ドイツはナチスの犯した罪を全面的に認め、関係者を洗い出し追及することで、戦後のドイツが別の国に生まれ変わったことを訴えた。
その長年の努力の結果、周囲の国々の信頼を回復し、現在の欧州でのリーダーの地位を得た・・と言われている。
それが実際にどのように行われているのか、その一端に触れることが、今回の訪問の目的であった。



センターではナチスに関わった人たちを顔写真付きで展示し糾弾している。
また被害者側も、やはり個々の写真とともにその身に起こったことが綴られ、悲劇をリアルに感じられるようになっている。

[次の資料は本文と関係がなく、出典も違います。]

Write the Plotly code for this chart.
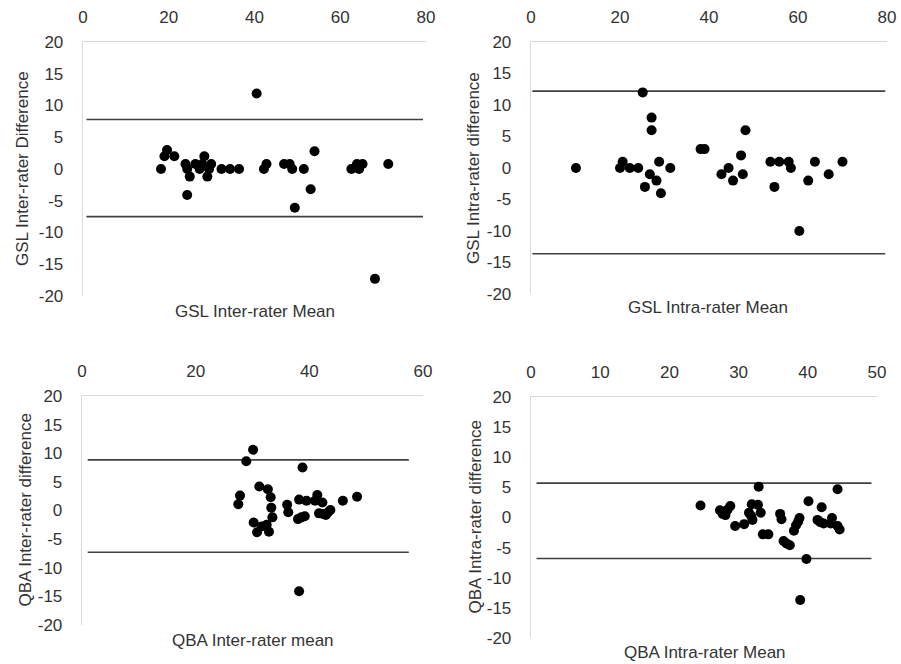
import plotly.graph_objects as go

# ---------------- data ----------------
# Panel 1: GSL inter-rater
gsl_inter_mean = [18.2, 19.0, 19.6, 21.3, 23.9, 24.3, 24.9, 24.3, 26.2, 27.2, 27.8, 28.3, 29.0,
                  29.4, 29.9, 32.3, 34.3, 36.4, 40.5, 42.2, 42.8, 46.9, 48.2, 48.8, 49.4,
                  51.5, 53.1, 54.0, 62.6, 63.9, 64.4, 65.2, 68.1, 71.2]
gsl_inter_diff = [0, 2, 3, 2, 0.8, 0, -1.2, -4.1, 0.8, 0, 0.8, 2, -1.2,
                  0, 0.8, 0, 0, 0, 11.9, 0, 0.8, 0.8, 0.8, 0, -6.1,
                  0, -3.2, 2.8, 0, 0.8, 0, 0.8, -17.3, 0.8]
gsl_inter_limits = [7.8, -7.5]
gsl_inter_span = [0.8, 79.3]

# Panel 2: GSL intra-rater
gsl_intra_mean = [10.1, 20.0, 20.6, 22.2, 24.1, 25.1, 25.6, 26.7, 27.1, 27.1, 28.2, 28.8, 29.2,
                  31.3, 38.1, 39.0, 42.8, 44.4, 45.4, 47.2, 47.6, 48.2, 53.8, 54.7, 55.8,
                  57.9, 58.4, 60.3, 62.3, 63.8, 66.9, 70.0]
gsl_intra_diff = [0, 0, 1, 0, 0, 12, -3, -1, 8, 6, -2, 1, -4,
                  0, 3, 3, -1, 0, -2, 2, -1, 6, 1, -3, 1,
                  1, 0, -10, -2, 1, -1, 1]
gsl_intra_limits = [12.2, -13.6]
gsl_intra_span = [0.3, 79.6]

# Panel 3: QBA inter-rater
qba_inter_mean = [30.1, 28.9, 27.8, 27.5, 31.2, 32.7, 33.2, 33.3, 33.5, 30.2, 30.8, 31.6, 32.5,
                  32.9, 36.1, 36.3, 38.2, 38.8, 38.0, 38.6, 39.2, 39.5, 41.0, 41.4, 42.3,
                  41.7, 42.4, 42.9, 43.3, 43.7, 45.9, 48.4, 38.2]
qba_inter_diff = [10.6, 8.6, 2.6, 1.1, 4.2, 3.7, 2.3, 0.5, -1.2, -2.1, -3.8, -2.8, -2.5,
                  -3.7, 1.0, -0.3, 1.9, 7.5, -1.5, -1.2, -1.0, 1.7, 1.7, 2.7, 1.4,
                  -0.5, -0.6, -0.8, -0.3, 0.1, 1.7, 2.4, -14.1]
qba_inter_limits = [8.85, -7.3]
qba_inter_span = [1.0, 57.5]

# Panel 4: QBA intra-rater
qba_intra_mean = [24.5, 27.3, 27.7, 28.1, 28.4, 28.8, 29.5, 30.8, 31.5, 31.8, 32.0, 31.9, 32.8,
                  32.9, 33.2, 33.5, 34.3, 36.0, 36.2, 36.5, 36.9, 37.4, 38.0, 38.3, 38.6,
                  38.8, 40.1, 39.8, 38.9, 41.4, 41.8, 42.0, 42.3, 43.3, 43.5, 44.3, 44.3, 44.6]
qba_intra_diff = [2.0, 1.2, 0.6, 0.4, 1.3, 1.9, -1.4, -1.1, 0.8, 0.3, -0.4, 2.2, 2.1,
                  5.1, 0.8, -2.8, -2.8, 0.6, -0.3, -3.9, -4.3, -4.6, -2.2, -1.3, -0.7,
                  -0.1, 2.7, -6.9, -13.7, -0.4, -0.8, 1.7, -1.0, -1.0, -0.1, 4.7, -1.4, -2.0]
qba_intra_limits = [5.7, -6.8]
qba_intra_span = [0.8, 49.2]

# y tick labels (hyphen-minus as in the original)
y_tick_vals = [20, 15, 10, 5, 0, -5, -10, -15, -20]
y_tick_text = ["20", "15", "10", "5", "0", "-5", "-10", "-15", "-20"]

x_ranges = [[0, 80], [0, 80], [0, 60], [0, 50]]
x_dticks = [20, 20, 20, 10]
x_titles = ["GSL Inter-rater Mean", "GSL Intra-rater Mean", "QBA Inter-rater mean", "QBA Intra-rater Mean"]
y_titles = ["GSL Inter-rater Difference", "GSL Intra-rater difference",
            "QBA Inter-rater difference", "QBA Intra-rater difference"]

panels = [
    (gsl_inter_mean, gsl_inter_diff, gsl_inter_limits, gsl_inter_span),
    (gsl_intra_mean, gsl_intra_diff, gsl_intra_limits, gsl_intra_span),
    (qba_inter_mean, qba_inter_diff, qba_inter_limits, qba_inter_span),
    (qba_intra_mean, qba_intra_diff, qba_intra_limits, qba_intra_span),
]

# ---------------- layout (pixel boxes, in window coordinates) ----------------
W, H = 901, 664
# (left, right, top, bottom) of plot area in window pixels
boxes = [(83, 426, 42, 296), (531, 887, 42, 294), (82, 423, 396, 625), (531, 877, 397, 638)]
ytitle_x = [22, 473, 25, 475]
xtitle_pos = [(255, 311), (708, 307), (253, 640), (705, 652)]

FONT = "Liberation Sans"
TXT = "#333333"
FS = 17


def px(x):
    return x / W


def py(y):
    return 1 - y / H


fig = go.Figure()
layout = dict(
    template="none",
    width=W, height=H, margin=dict(l=0, r=0, t=0, b=0, pad=0),
    paper_bgcolor="white", plot_bgcolor="white", showlegend=False,
    font=dict(family=FONT, size=FS, color=TXT),
)
annotations = []
for i, ((xs, ys, lim, span), (l, r, t, b)) in enumerate(zip(panels, boxes)):
    n = "" if i == 0 else str(i + 1)
    xa, ya = "x" + n, "y" + n
    for v in lim:
        fig.add_trace(go.Scatter(x=span, y=[v, v], mode="lines", xaxis=xa, yaxis=ya,
                                 line=dict(color="#404040", width=1.6), hoverinfo="skip"))
    fig.add_trace(go.Scatter(x=xs, y=ys, mode="markers", xaxis=xa, yaxis=ya,
                             marker=dict(color="black", size=10, line=dict(width=0))))
    layout["xaxis" + n] = dict(
        domain=[px(l), px(r)], anchor=ya, range=x_ranges[i], dtick=x_dticks[i], tick0=0,
        side="top", showgrid=False, zeroline=False, showline=True, automargin=False,
        linecolor="#d9d9d9", linewidth=1.3, ticks="", ticklabelstandoff=11,
        ticklabeloverflow="allow",
        tickfont=dict(family=FONT, size=FS, color=TXT), fixedrange=True,
    )
    layout["yaxis" + n] = dict(
        domain=[py(b), py(t)], anchor=xa, range=[-20, 20],
        tickmode="array", tickvals=y_tick_vals, ticktext=y_tick_text,
        showgrid=False, zeroline=False, showline=True, automargin=False,
        linecolor="#d9d9d9", linewidth=1.3, ticks="", ticklabelstandoff=15,
        tickfont=dict(family=FONT, size=FS, color=TXT), fixedrange=True,
    )
    annotations.append(dict(text=y_titles[i], textangle=-90, xref="paper", yref="paper",
                            x=px(ytitle_x[i]), y=py((t + b) / 2), showarrow=False,
                            xanchor="center", yanchor="middle",
                            font=dict(family=FONT, size=FS, color=TXT)))
    annotations.append(dict(text=x_titles[i], xref="paper", yref="paper",
                            x=px(xtitle_pos[i][0]), y=py(xtitle_pos[i][1]), showarrow=False,
                            xanchor="center", yanchor="middle",
                            font=dict(family=FONT, size=FS, color=TXT)))
layout["annotations"] = annotations
fig.update_layout(**layout)
fig.write_html("out.html",
               config={"displayModeBar": False, "staticPlot": True},
               post_script="document.body.style.margin='0';document.body.style.overflow='hidden';")
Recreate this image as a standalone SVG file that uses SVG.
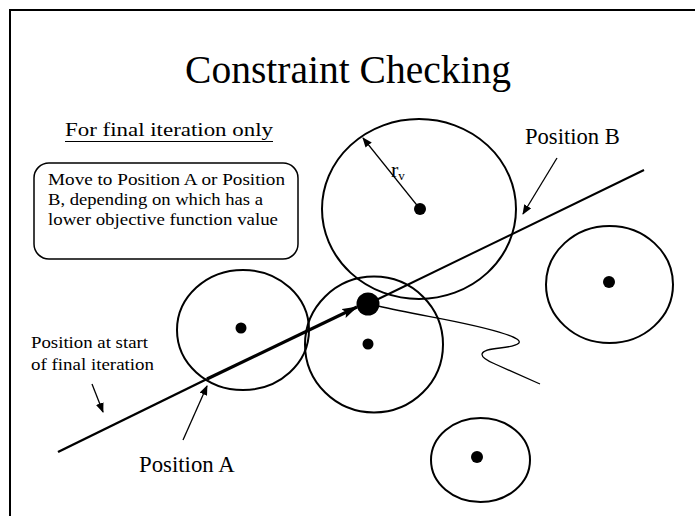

ナチス・ドイツはある特定の民族を地上から根絶しようとして、それを国家として実践するという史上類を見ない国家犯罪を犯した。
我々は戦争と結び付けて考えるが、ナチスの蛮行は自国民に対する虐殺から始まっており、通常の戦争犯罪とは分けて考えられているようだ。



施設に滞在中、僕以外にも多くの見学者が来ていた。
中でも高校生くらいの子供たちが、十数人の集団で引率されてやってくるのが目に付いた。
僕のいる間にも三組の子供たちの集団と遭遇した。

展示物を前に引率の先生が、いかに過去のドイツが大きな罪を犯したかを説明する。
子供たちはさすがにふざけたりおしゃべりしたりする様子は無く、神妙かつ複雑な面持ちで聞いている。
そんな彼らの姿は非常に印象的であった。



かつて自分たちの国が行ったことを徹底的に否定し、次の世代に直接の罪は無くても、その責任を負う義務があることを伝えていく。
そのことがこの子供たちにどのような影響を与えるのかは分からない。
ドイツ国内でも様々な意見が対立し、簡単にここまで来たわけではないようだ。

いずれにしても戦争の歪みはとても大きく、数十年程度では到底消え去るものではない。
今後もそれはずっと続いていくであろう。
つくづくそう感じた訪問であった。